In parallel, invest in documentation that makes migrations understandable to future engineers. Keep a lightweight, versioned changelog of schema changes, including rationale, risks, and rollback steps. Explain how to operate new features, how to switch between versions, and how to test failure scenarios. Clear documentation reduces cognitive load for developers and operators alike, enabling faster onboarding and safer changes. Over time, this living documentation becomes a valuable knowledge base that supports ongoing evolution without introducing breakage.
Once a migration has proven stable at multiple production stages, plan for decommissioning the legacy schema path. Gradual deprecation minimizes operator burden and user impact. Phased removal can include tightening dependencies, removing obsolete indexes, and pruning deprecated columns with care. Communicate timelines clearly to teams and customers to avoid surprises. Maintain a rollback window during the retirement phase and keep monitoring for any lingering anomalies. The objective is to reach a clean, unified data model that serves current and future requirements without reintroducing downtime.

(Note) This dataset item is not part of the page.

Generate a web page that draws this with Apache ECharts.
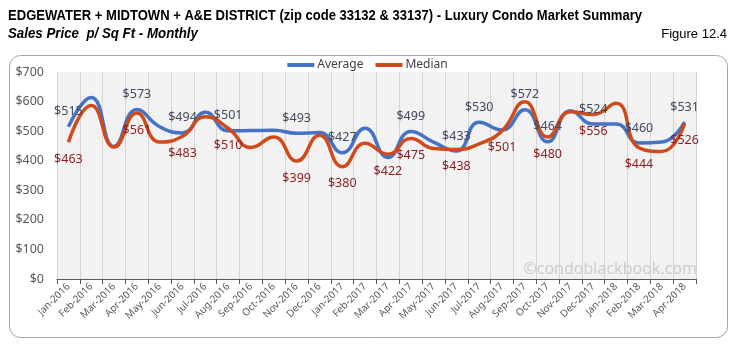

Finally, reflect on organizational learnings from each migration cycle. Document what went well, what could be improved, and how tooling can better support evolution. Encourage cross-functional reviews that include database engineers, software developers, and SREs. A culture of disciplined experimentation, coupled with robust automation, creates resilience beyond a single project. By embracing incremental migrations as a standard practice, teams can maintain velocity while safeguarding data integrity and user experience over the long term. Continuous improvement becomes the heart of sustainable software development.